_Written problem_. From the entries below, print exactly the span beginning with the line holding "Output the Python" and ending with the line holding "inset_yticks = [-9.9950, -9.9925]", endpoints included, and skip any pictures.

--- Start of Stored rows ---

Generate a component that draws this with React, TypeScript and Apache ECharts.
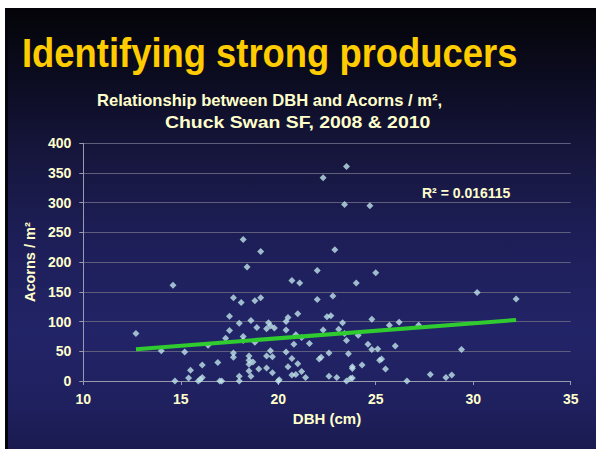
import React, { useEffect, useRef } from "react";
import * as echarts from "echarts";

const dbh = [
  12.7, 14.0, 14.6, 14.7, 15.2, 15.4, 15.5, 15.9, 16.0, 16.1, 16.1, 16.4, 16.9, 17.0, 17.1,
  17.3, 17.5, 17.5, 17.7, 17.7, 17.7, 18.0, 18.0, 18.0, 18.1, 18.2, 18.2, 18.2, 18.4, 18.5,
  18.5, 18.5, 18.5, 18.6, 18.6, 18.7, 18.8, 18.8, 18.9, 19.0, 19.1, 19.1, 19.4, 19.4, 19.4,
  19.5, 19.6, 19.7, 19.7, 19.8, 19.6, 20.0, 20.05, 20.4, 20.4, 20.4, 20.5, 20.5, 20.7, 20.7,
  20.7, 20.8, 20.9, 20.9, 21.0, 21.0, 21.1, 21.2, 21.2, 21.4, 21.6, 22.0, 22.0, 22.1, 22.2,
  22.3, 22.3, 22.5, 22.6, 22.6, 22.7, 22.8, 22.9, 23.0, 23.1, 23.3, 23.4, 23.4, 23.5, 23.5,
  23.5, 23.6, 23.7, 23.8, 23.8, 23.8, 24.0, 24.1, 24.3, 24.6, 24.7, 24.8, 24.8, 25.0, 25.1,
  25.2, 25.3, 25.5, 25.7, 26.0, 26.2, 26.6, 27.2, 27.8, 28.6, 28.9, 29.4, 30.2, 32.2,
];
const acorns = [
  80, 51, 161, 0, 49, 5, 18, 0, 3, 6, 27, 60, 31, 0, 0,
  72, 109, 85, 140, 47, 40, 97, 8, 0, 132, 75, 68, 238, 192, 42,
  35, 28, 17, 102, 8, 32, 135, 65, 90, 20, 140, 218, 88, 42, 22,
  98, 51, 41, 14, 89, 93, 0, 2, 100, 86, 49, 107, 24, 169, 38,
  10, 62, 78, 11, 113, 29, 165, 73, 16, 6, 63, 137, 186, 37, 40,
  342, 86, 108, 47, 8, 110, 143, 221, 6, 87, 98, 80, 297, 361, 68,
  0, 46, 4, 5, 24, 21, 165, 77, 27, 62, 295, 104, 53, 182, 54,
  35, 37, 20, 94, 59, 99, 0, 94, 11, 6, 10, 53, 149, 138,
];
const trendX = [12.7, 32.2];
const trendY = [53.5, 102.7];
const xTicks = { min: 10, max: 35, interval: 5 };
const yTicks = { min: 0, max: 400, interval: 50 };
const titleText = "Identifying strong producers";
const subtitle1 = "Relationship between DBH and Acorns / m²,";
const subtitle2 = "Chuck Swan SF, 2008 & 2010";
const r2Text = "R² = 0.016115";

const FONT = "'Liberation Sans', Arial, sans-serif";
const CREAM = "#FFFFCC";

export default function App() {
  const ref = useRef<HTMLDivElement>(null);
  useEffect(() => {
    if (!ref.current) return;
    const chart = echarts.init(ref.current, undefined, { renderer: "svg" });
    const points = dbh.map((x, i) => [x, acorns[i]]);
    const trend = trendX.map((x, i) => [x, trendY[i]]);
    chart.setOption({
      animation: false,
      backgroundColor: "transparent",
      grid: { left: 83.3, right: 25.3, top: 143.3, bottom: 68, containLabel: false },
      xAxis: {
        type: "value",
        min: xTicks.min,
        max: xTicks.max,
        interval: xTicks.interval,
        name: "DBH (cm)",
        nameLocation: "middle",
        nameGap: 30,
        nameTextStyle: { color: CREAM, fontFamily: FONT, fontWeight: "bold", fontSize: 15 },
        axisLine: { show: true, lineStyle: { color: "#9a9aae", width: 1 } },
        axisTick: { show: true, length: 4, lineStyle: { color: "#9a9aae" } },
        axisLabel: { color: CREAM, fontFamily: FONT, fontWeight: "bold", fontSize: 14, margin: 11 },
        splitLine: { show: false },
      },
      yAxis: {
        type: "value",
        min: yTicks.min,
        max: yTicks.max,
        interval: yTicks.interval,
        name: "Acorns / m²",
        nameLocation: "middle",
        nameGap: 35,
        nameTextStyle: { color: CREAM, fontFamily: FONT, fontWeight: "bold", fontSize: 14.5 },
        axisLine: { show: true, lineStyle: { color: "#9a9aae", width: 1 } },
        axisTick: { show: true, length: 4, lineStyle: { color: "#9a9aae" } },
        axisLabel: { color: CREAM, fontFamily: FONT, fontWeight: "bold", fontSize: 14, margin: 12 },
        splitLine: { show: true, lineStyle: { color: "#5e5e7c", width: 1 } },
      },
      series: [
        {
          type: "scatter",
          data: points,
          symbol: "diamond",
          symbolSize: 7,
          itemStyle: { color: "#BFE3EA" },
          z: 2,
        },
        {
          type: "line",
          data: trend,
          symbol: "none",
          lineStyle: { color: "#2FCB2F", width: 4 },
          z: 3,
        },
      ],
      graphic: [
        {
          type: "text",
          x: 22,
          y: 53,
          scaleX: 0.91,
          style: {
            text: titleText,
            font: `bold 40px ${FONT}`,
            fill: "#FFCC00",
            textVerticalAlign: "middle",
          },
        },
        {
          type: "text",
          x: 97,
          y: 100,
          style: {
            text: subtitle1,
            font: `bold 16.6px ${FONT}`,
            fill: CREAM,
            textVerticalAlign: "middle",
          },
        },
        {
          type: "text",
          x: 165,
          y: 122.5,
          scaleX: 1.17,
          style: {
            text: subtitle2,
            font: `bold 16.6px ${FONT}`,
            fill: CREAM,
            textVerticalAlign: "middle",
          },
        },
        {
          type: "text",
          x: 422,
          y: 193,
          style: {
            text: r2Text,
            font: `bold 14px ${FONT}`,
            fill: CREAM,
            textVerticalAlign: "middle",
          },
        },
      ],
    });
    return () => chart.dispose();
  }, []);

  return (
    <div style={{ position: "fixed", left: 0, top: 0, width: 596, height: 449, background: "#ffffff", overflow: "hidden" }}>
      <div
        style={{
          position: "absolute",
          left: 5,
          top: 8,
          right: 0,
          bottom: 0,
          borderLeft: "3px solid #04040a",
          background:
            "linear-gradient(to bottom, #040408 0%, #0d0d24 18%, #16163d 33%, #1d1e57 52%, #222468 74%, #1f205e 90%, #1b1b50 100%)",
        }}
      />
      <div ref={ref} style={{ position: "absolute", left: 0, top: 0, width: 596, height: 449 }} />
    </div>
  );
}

--- End of Stored rows ---
--- Start of Stored rows ---

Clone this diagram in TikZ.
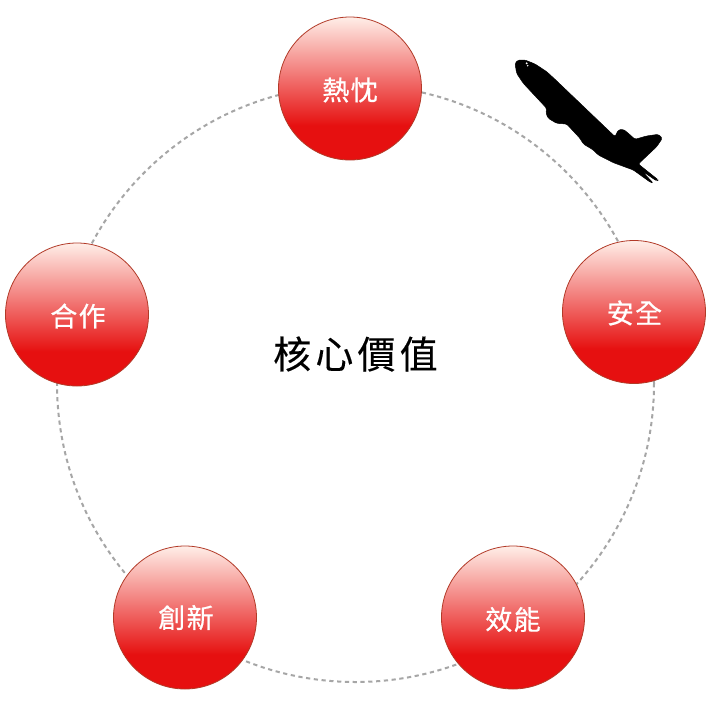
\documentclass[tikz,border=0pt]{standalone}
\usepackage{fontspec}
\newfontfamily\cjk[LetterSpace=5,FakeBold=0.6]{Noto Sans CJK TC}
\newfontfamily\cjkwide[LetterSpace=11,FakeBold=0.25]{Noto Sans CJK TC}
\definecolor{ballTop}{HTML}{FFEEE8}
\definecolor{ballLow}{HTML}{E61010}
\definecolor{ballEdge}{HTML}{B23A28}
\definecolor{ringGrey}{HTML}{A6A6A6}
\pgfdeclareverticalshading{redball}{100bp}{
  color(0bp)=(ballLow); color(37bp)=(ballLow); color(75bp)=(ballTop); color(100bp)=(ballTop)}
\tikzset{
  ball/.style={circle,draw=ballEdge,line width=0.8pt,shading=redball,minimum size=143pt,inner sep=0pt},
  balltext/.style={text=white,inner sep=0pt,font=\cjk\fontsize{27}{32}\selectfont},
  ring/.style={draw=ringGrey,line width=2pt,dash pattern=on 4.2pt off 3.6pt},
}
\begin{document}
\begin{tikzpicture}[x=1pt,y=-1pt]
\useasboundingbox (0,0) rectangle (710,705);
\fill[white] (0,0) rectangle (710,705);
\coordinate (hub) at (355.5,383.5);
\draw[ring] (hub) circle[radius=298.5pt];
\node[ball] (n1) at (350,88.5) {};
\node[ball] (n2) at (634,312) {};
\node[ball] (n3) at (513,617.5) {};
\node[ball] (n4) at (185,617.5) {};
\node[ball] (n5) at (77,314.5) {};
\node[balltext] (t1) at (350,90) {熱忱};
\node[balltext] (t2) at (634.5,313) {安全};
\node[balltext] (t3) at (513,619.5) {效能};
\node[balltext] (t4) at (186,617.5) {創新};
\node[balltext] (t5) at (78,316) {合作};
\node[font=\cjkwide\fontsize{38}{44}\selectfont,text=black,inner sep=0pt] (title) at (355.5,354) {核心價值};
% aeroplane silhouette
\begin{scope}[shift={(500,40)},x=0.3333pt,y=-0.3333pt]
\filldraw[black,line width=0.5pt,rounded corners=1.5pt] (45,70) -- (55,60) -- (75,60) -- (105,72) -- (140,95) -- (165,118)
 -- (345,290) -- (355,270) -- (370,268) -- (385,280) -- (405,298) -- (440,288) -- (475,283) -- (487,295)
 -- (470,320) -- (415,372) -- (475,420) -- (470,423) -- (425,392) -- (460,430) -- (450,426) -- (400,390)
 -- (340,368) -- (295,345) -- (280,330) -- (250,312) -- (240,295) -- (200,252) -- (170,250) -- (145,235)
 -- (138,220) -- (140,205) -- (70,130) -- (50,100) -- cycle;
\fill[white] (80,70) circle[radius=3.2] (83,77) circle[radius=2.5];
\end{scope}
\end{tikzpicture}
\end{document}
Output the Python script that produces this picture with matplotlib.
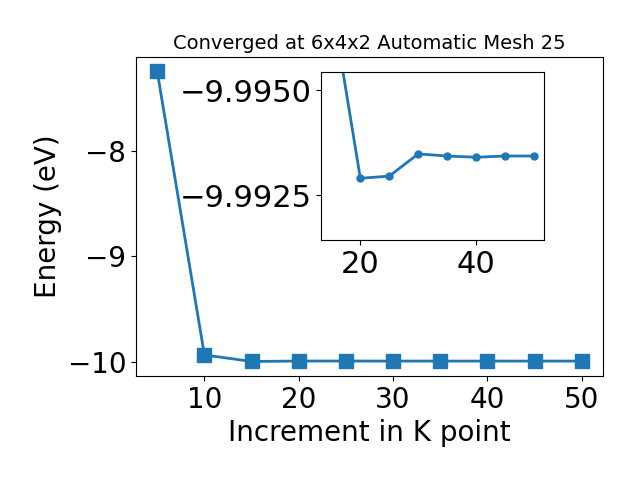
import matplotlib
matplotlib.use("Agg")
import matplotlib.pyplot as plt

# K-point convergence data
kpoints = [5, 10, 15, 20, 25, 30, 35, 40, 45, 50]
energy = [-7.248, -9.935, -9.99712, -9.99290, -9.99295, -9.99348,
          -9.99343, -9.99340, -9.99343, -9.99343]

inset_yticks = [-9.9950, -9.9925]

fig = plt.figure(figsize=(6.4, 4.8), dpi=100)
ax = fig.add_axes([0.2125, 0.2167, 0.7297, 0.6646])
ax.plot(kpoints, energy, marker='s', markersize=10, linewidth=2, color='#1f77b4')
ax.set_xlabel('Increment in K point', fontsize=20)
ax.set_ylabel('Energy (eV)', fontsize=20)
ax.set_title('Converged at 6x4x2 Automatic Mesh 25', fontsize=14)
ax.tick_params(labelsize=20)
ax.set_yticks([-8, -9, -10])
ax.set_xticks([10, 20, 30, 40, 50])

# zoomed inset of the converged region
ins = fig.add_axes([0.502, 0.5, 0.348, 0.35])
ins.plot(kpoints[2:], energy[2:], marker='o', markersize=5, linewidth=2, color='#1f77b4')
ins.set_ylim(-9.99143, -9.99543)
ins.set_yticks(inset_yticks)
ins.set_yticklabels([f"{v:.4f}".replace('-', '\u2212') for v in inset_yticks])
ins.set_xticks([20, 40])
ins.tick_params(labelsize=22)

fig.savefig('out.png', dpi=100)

--- End of Stored rows ---

_Task output_.
Output the Python script that produces this picture with matplotlib.
import matplotlib
matplotlib.use("Agg")
import matplotlib.pyplot as plt

# K-point convergence data
kpoints = [5, 10, 15, 20, 25, 30, 35, 40, 45, 50]
energy = [-7.248, -9.935, -9.99712, -9.99290, -9.99295, -9.99348,
          -9.99343, -9.99340, -9.99343, -9.99343]

inset_yticks = [-9.9950, -9.9925]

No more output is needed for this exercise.